Back to Resources
27th February, 202613 min readIndustry Insights

Guardrails to Avoid Client Impact: Approvals, Rate Limits, Safe-Mode, Rollback, Blast-Radius Controls

Automation is only as good as the controls that surround it. Without proper guardrails, a single misconfigured playbook can disable the wrong user, block legitimate traffic, or cascade across every endpoint in your environment. This article breaks down the five essential guardrails every security team needs before letting automation run in production.

Key Takeaway

Speed without safety creates more incidents than it resolves. The five guardrails below are non-negotiable for any team automating detection, response, or remediation at scale.

Why Guardrails Matter More Than Speed

Every security vendor talks about speed: mean time to detect, mean time to respond, mean time to remediate. And speed matters. But speed without control is how you accidentally lock out an entire department, quarantine a production server, or trigger a compliance violation at 2 AM with nobody watching.

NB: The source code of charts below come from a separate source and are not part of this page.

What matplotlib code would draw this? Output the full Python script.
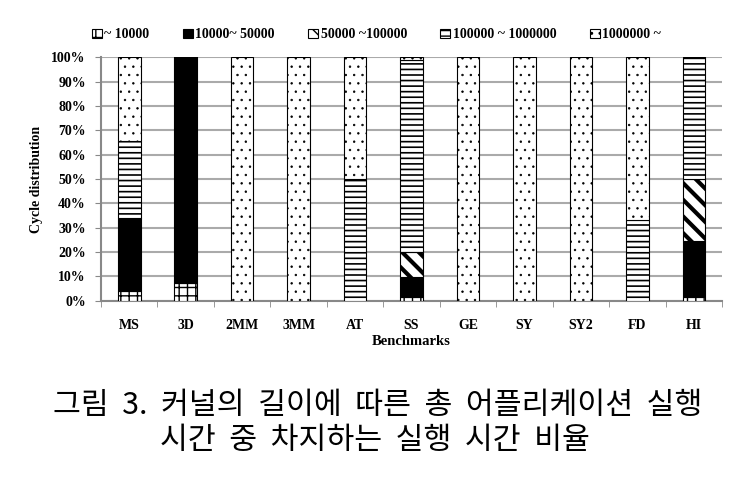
import numpy as np
import matplotlib.pyplot as plt

#%% Data (percent of cycles per benchmark)
benchmarks = ['MS', '3D', '2MM', '3MM', 'AT', 'SS', 'GE', 'SY', 'SY2', 'FD', 'HI']
series_labels = ['~ 10000', '10000~ 50000', '50000 ~100000', '100000 ~ 1000000', '1000000 ~']

lt_10k      = [4.1, 7.4, 0, 0, 0, 1.6, 0, 0, 0, 0, 1.6]
r10k_50k    = [30.0, 92.6, 0, 0, 0, 8.3, 0, 0, 0, 0, 23.1]
r50k_100k   = [0, 0, 0, 0, 0, 10.2, 0, 0, 0, 0, 25.3]
r100k_1m    = [31.6, 0, 0, 0, 50.0, 78.9, 0, 0, 0, 33.2, 50.0]
gt_1m       = [34.3, 0, 100, 100, 50.0, 1.0, 100, 100, 100, 66.8, 0]

series = [lt_10k, r10k_50k, r50k_100k, r100k_1m, gt_1m]
face = ['white', 'black', 'white', 'white', 'white']
hatches = ['++', None, '\\\\', '---', '..']
hatch_lw = [1.0, 1.0, 3.0, 1.2, 0.5]

serif = 'Liberation Serif'
cjk = ['Noto Sans CJK KR', 'DejaVu Sans']

#%% Plot
fig = plt.figure(figsize=(7.5, 4.86), dpi=100)
ax = fig.add_axes([0.1347, 0.381, 0.828, 0.501])

x = np.arange(len(benchmarks))
bottom = np.zeros(len(benchmarks))
handles = []
for vals, fc, h, hl, lab in zip(series, face, hatches, hatch_lw, series_labels):
    with plt.rc_context({'hatch.linewidth': hl}):
        bars = ax.bar(x, vals, width=0.4, bottom=bottom, color=fc, edgecolor='black',
                      hatch=h, linewidth=0.8, label=lab, zorder=3)
    handles.append(bars)
    bottom += np.array(vals)

ax.set_xlim(-0.5, len(benchmarks) - 0.5)
ax.set_ylim(0, 100)
ax.set_yticks(np.arange(0, 101, 10))
ax.set_yticklabels([f'{v}%' for v in range(0, 101, 10)], fontfamily=serif,
                   fontweight='bold', fontsize=10)
ax.set_xticks(x)
ax.set_xticklabels(benchmarks, fontfamily=serif, fontweight='bold', fontsize=10)
ax.set_xticks(np.arange(-0.5, len(benchmarks), 1), minor=True)
ax.tick_params(axis='x', which='major', length=0, pad=13)
ax.tick_params(axis='x', which='minor', length=4, color='#888888')
ax.tick_params(axis='y', length=4, color='#888888', pad=7)

ax.grid(axis='y', color='#aaaaaa', linewidth=1.5, zorder=0)
for s in ['top', 'right']:
    ax.spines[s].set_visible(False)
for s in ['left', 'bottom']:
    ax.spines[s].set_color('#888888')
    ax.spines[s].set_linewidth(1.5)

ax.set_ylabel('Cycle distribution', fontfamily=serif, fontweight='bold', fontsize=10, labelpad=6)
ax.set_xlabel('Benchmarks', fontfamily=serif, fontweight='bold', fontsize=10.5, labelpad=2)

fig.legend(handles=handles, labels=series_labels, loc='center', bbox_to_anchor=(0.502, 0.928),
           ncol=5, frameon=False, handlelength=0.7, handleheight=0.7, handletextpad=0.2,
           columnspacing=2.4, prop={'family': serif, 'weight': 'bold', 'size': 10})

fig.text(0.503, 0.166, '그림  3.  커널의  길이에  따른  총  어플리케이션  실행',
         ha='center', va='center', fontfamily=cjk, fontsize=21.8)
fig.text(0.5, 0.093, '시간  중  차지하는  실행  시간  비율',
         ha='center', va='center', fontfamily=cjk, fontsize=21.8)

fig.savefig('out.png', dpi=100)
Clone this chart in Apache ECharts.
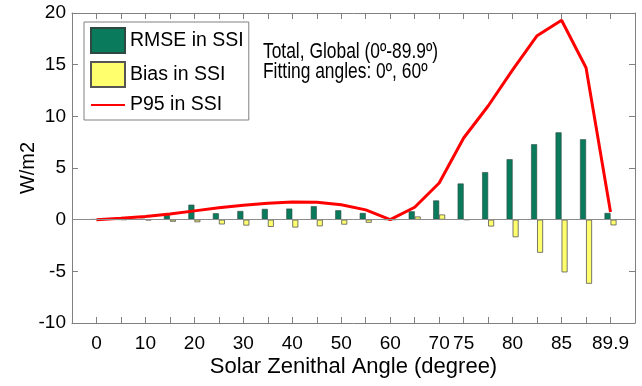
<!DOCTYPE html>
<html>
<head>
<meta charset="utf-8">
<script src="https://cdn.jsdelivr.net/npm/echarts@6/dist/echarts.min.js"></script>
<style>
  html, body { margin: 0; padding: 0; background: #fff; }
  #chart { width: 642px; height: 386px; }
</style>
</head>
<body>
<div id="chart"></div>
<script>
// zenith angles of the bins (evenly spaced on the axis)
var angles = [0, 5, 10, 15, 20, 25, 30, 35, 40, 45, 50, 55, 60, 65, 70, 75, 77.5, 80, 82.5, 85, 87.5, 89.9];
var tickAngles = [0, 10, 20, 30, 40, 50, 60, 70, 75, 80, 85, 89.9];
var rmse = [0.05, 0.02, 0.08, 0.45, 1.45, 0.62, 0.84, 1.04, 1.07, 1.3, 0.91, 0.65, 0, 0.81, 1.86, 3.5, 4.6, 5.85, 7.3, 8.45, 7.78, 0.65];
var bias = [0, 0, -0.05, -0.2, -0.25, -0.46, -0.57, -0.7, -0.76, -0.64, -0.48, -0.3, 0, 0.31, 0.5, 0, -0.66, -1.7, -3.2, -5.1, -6.2, -0.55];
var p95 = [0, 0.14, 0.3, 0.55, 0.85, 1.15, 1.4, 1.58, 1.7, 1.68, 1.45, 0.95, 0, 1.2, 3.55, 7.9, 11.0, 14.5, 17.8, 19.3, 14.7, 0.75];

var font = '"Liberation Sans", Arial, sans-serif';
var axisGray = '#808080';

function pairs(arr) {
  return arr.map(function (v, i) { return [i, v]; });
}

var chart = echarts.init(document.getElementById('chart'));

var tickStyle = { show: true, inside: true, length: 6, lineStyle: { color: axisGray } };
var lineStyle = { show: true, onZero: false, lineStyle: { color: axisGray, width: 1 } };

chart.setOption({
  backgroundColor: '#fff',
  animation: false,
  grid: { left: 72, right: 7, top: 13, bottom: 63, containLabel: false },
  legend: {
    left: 84,
    top: 22,
    orient: 'vertical',
    selectedMode: false,
    backgroundColor: '#fff',
    borderColor: axisGray,
    borderWidth: 1,
    borderRadius: 0,
    padding: [5, 5, 5, 6],
    itemWidth: 34,
    itemHeight: 25,
    itemGap: 7,
    textStyle: { fontFamily: font, fontSize: 19.5, color: '#000' },
    data: [
      { name: 'RMSE in SSI', icon: 'rect' },
      { name: 'Bias in SSI', icon: 'rect' },
      { name: 'P95 in SSI', itemStyle: { opacity: 0 } }
    ]
  },
  xAxis: [{
    type: 'value',
    position: 'bottom',
    min: -1,
    max: 22,
    interval: 1,
    name: 'Solar Zenithal Angle (degree)',
    nameLocation: 'middle',
    nameGap: 33,
    nameMoveOverlap: false,
    nameTextStyle: { fontFamily: font, fontSize: 22, color: '#000' },
    axisLine: lineStyle,
    axisTick: tickStyle,
    splitLine: { show: false },
    axisLabel: {
      margin: 11,
      fontFamily: font,
      fontSize: 19,
      color: '#000',
      formatter: function (v) {
        var a = angles[v];
        return (a !== undefined && tickAngles.indexOf(a) >= 0) ? String(a) : '';
      }
    }
  }, {
    type: 'value',
    position: 'top',
    min: -1,
    max: 22,
    interval: 1,
    axisLine: lineStyle,
    axisTick: tickStyle,
    axisLabel: { show: false },
    splitLine: { show: false }
  }],
  yAxis: [{
    type: 'value',
    position: 'left',
    min: -10,
    max: 20,
    interval: 5,
    name: 'W/m2',
    nameLocation: 'middle',
    nameGap: 34,
    nameMoveOverlap: false,
    nameTextStyle: { fontFamily: font, fontSize: 20, color: '#000' },
    axisLine: lineStyle,
    axisTick: tickStyle,
    splitLine: { show: false },
    axisLabel: { margin: 6, fontFamily: font, fontSize: 19, color: '#000' }
  }, {
    type: 'value',
    position: 'right',
    min: -10,
    max: 20,
    interval: 5,
    axisLine: lineStyle,
    axisTick: tickStyle,
    axisLabel: { show: false },
    splitLine: { show: false }
  }],
  graphic: [{
    type: 'text',
    x: 263,
    y: 51.5,
    scaleY: 1.3,
    style: { text: 'Total, Global (0º-89.9º)', fontFamily: font, fontSize: 17.4, fill: '#000', verticalAlign: 'middle' }
  }, {
    type: 'text',
    x: 263,
    y: 72,
    scaleY: 1.3,
    style: { text: 'Fitting angles: 0º, 60º', fontFamily: font, fontSize: 17.4, fill: '#000', verticalAlign: 'middle' }
  }],
  series: [{
    name: 'RMSE in SSI',
    type: 'bar',
    barWidth: 6,
    barGap: '0%',
    data: pairs(rmse),
    itemStyle: { color: '#0a7a5c', borderColor: '#2e4a40', borderWidth: 0.6 },
    markLine: {
      silent: true,
      symbol: 'none',
      label: { show: false },
      lineStyle: { color: '#8c8c8c', width: 1, type: 'solid' },
      data: [{ yAxis: 0 }]
    },
    z: 2
  }, {
    name: 'Bias in SSI',
    type: 'bar',
    barWidth: 6,
    barGap: '0%',
    data: pairs(bias),
    itemStyle: { color: '#ffff6e', borderColor: '#555', borderWidth: 0.8 },
    z: 2
  }, {
    name: 'P95 in SSI',
    type: 'line',
    data: pairs(p95),
    symbol: 'none',
    lineStyle: { color: '#ff0000', width: 3 },
    itemStyle: { color: '#ff0000' },
    z: 3
  }]
});
</script>
</body>
</html>
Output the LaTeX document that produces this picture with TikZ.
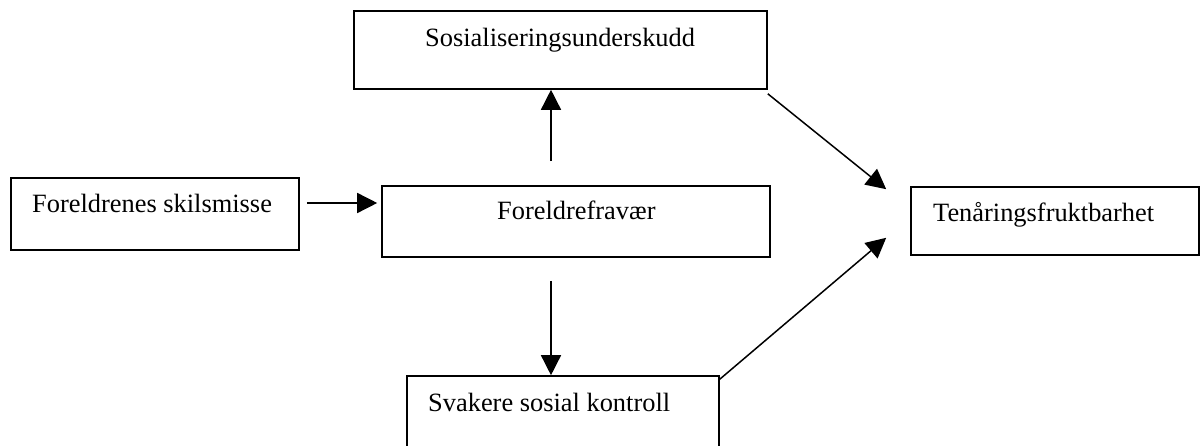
\documentclass[tikz,border=0pt]{standalone}
\usepackage{fontspec}
\setmainfont{Liberation Serif}
\usepackage{tikz}
\usetikzlibrary{arrows.meta,calc}

\begin{document}
\begin{tikzpicture}[x=1pt, y=-1pt,
    box/.style={draw=black, line width=1.6pt, inner sep=0pt, rectangle},
    lbl/.style={anchor=base west, inner sep=0pt, font=\fontsize{26.4}{30}\selectfont},
    arr/.style={line width=1.5pt, -{Triangle[length=20pt, width=20pt]}}]
    % Page
    \clip (0,0) rectangle (1203,446);
    \fill[white] (0,0) rectangle (1203,446);

    % Boxes
    \node[box, minimum width=413pt, minimum height=78pt] (sos) at (560.5,50) {};
    \node[box, minimum width=288pt, minimum height=72pt] (skil) at (155,214) {};
    \node[box, minimum width=388pt, minimum height=71pt] (fravaer) at (576,221.5) {};
    \node[box, minimum width=288pt, minimum height=68pt] (tenar) at (1055,221) {};
    \node[box, minimum width=312pt, minimum height=76pt] (ctrl) at (563,414) {};

    % Labels
    \node[lbl] (sostxt) at (425,47) {Sosialiseringsunderskudd};
    \node[lbl] (skiltxt) at (32,213) {Foreldrenes skilsmisse};
    \node[lbl] (fravaertxt) at (497,220) {Foreldrefravær};
    \node[lbl] (tenartxt) at (933,222) {Tenåringsfruktbarhet};
    \node[lbl] (ctrltxt) at (428,412) {Svakere sosial kontroll};

    % Arrows
    \coordinate (upfoot) at ([xshift=-25pt]fravaer.north);
    \coordinate (downfoot) at ([xshift=-25pt]fravaer.south);
    \draw[arr, shorten <=7pt, shorten >=4pt] ([yshift=11pt]skil.east) -- ([yshift=18.5pt]fravaer.west);
    \draw[arr, shorten <=24pt] (upfoot) -- (upfoot |- sos.south);
    \draw[arr, shorten <=23pt] (downfoot) -- (downfoot |- ctrl.north);
    \draw[arr] ([yshift=-4pt]sos.south east) -- ([xshift=-24pt, yshift=-3pt]tenar.north west);
    \draw[arr] ([yshift=-4pt]ctrl.north east) -- ([xshift=-24pt, yshift=18pt]tenar.south west);
\end{tikzpicture}
\end{document}
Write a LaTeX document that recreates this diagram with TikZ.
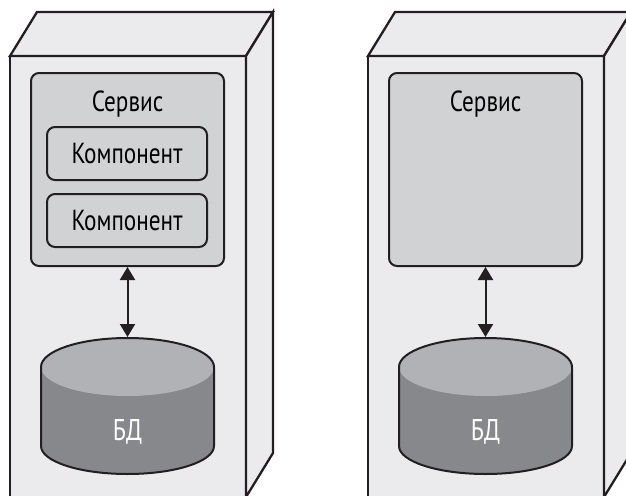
\documentclass[tikz,border=0pt]{standalone}
\usepackage{fontspec}
\setmainfont{PT Sans}[FakeStretch=0.8]
\usetikzlibrary{arrows.meta}

\definecolor{inkline}{HTML}{231F20}
\definecolor{cabfill}{HTML}{EBEBED}
\definecolor{servfill}{HTML}{D1D2D4}
\definecolor{dbtopfill}{HTML}{B1B2B5}
\definecolor{dbbodyfill}{HTML}{87888B}

\tikzset{
  cabinet/.style={draw=inkline, fill=cabfill, line width=2.3pt, line join=miter},
  service/.style={draw=inkline, fill=servfill, line width=2pt, rounded corners=8pt, inner sep=0pt},
  comp/.style={service, minimum width=160pt, minimum height=53pt, font=\fontsize{29}{34}\selectfont},
  srvlabel/.style={anchor=base, inner sep=0pt, font=\fontsize{29}{34}\selectfont},
  dblabel/.style={text=white, inner sep=0pt, font=\fontsize{30}{36}\selectfont},
  link/.style={draw=inkline, line width=2pt, {Triangle[width=15pt,length=13pt]}-{Triangle[width=15pt,length=13pt]}}
}

\begin{document}
\begin{tikzpicture}[x=1pt, y=-1pt]
  \useasboundingbox (0,0) rectangle (626,495);
  \clip (0,0) rectangle (626,495);

  % left cabinet
  \draw[cabinet] (10,56) rectangle (246,520);
  \draw[cabinet] (10,56) -- (37,12) -- (273,12) -- (246,56) -- cycle;
  \draw[cabinet] (246,56) -- (273,12) -- (273,453) -- (246,497) -- cycle;

  \node (srvA) [service, minimum width=193pt, minimum height=193pt] at (127.5,169.5) {};
  \node (srvAname) [srvlabel] at (127.5,111) {Сервис};
  \node (compA) [comp] at (127,153.5) {Компонент};
  \node (compB) [comp] at (127,220.5) {Компонент};

  % left database
  \fill[dbbodyfill] (41,367) -- (41,446) arc (180:0:86.5 and 28) -- (214,367) -- cycle;
  \fill[dbtopfill] (127.5,367) ellipse (86.5 and 29);
  \draw[inkline, line width=2pt] (41,367) -- (41,446) arc (180:0:86.5 and 28) -- (214,367) arc (0:-180:86.5 and 29);
  \coordinate (dbAtop) at (127.5,337);
  \node (dbA) [dblabel] at (127.5,432) {БД};

  \draw[link] (srvA.south) -- (dbAtop);

  % right cabinet
  \draw[cabinet] (368,56) rectangle (604,520);
  \draw[cabinet] (368,56) -- (395,12) -- (631,12) -- (604,56) -- cycle;
  \draw[cabinet] (604,56) -- (631,12) -- (631,453) -- (604,497) -- cycle;

  \node (srvB) [service, minimum width=193pt, minimum height=193pt] at (485.5,169.5) {};
  \node (srvBname) [srvlabel] at (485.5,111) {Сервис};

  % right database
  \fill[dbbodyfill] (399,367) -- (399,446) arc (180:0:86.5 and 28) -- (572,367) -- cycle;
  \fill[dbtopfill] (485.5,367) ellipse (86.5 and 29);
  \draw[inkline, line width=2pt] (399,367) -- (399,446) arc (180:0:86.5 and 28) -- (572,367) arc (0:-180:86.5 and 29);
  \coordinate (dbBtop) at (485.5,337);
  \node (dbB) [dblabel] at (485.5,432) {БД};

  \draw[link] (srvB.south) -- (dbBtop);
\end{tikzpicture}
\end{document}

Guardrails are the policy-driven constraints that let your automation move fast while staying safe. They are the difference between an autonomous SOC that your team trusts and one that keeps everyone awake at night.

There are five categories of guardrails that every security automation platform needs. Let's walk through each one with practical examples.

1. Human Approval Workflows

What They Do

Approval workflows insert a human decision point before high-risk automated actions execute. Instead of firing immediately, the action pauses, sends a notification to the appropriate approver, and waits for explicit confirmation before proceeding.

When to Use Them

  • Disabling a user account - A compromised account detection triggers a disable action. But what if the "compromised" user is the CEO logging in from a new device during travel? Approval catches false positives before they become incidents.
  • Quarantining a server - Isolating an endpoint from the network stops lateral movement, but it also stops business operations. Approval ensures a human evaluates the business impact before isolation.
  • Modifying firewall rules - Blocking an IP or port at the network level can disrupt partner integrations, VPN tunnels, or SaaS applications. Always require sign-off.

How to Implement

Tier your actions by risk level. Low-risk actions (enrichment, alerting, logging) run fully automated. Medium-risk actions (password resets, session kills) require one approver. High-risk actions (account disable, network isolation, data wipe) require two approvers with a time-bound window - if nobody approves within 15 minutes, the action either escalates or falls back to a safer alternative.

BitLyft AIR automatically classifies actions into approval tiers so teams can configure who approves what, without building custom workflows from scratch.

2. Rate Limits

What They Do

Rate limits cap the number of automated actions that can execute within a given time window. They prevent runaway automation from doing more damage than the original threat.

Why They Are Critical

Consider this scenario: a noisy detection rule fires 200 times in 10 minutes due to a misconfigured log source. Without rate limits, your automation might disable 200 user accounts, block 200 IPs, or send 200 quarantine commands. The automation did exactly what it was told to do, and it caused a company-wide outage.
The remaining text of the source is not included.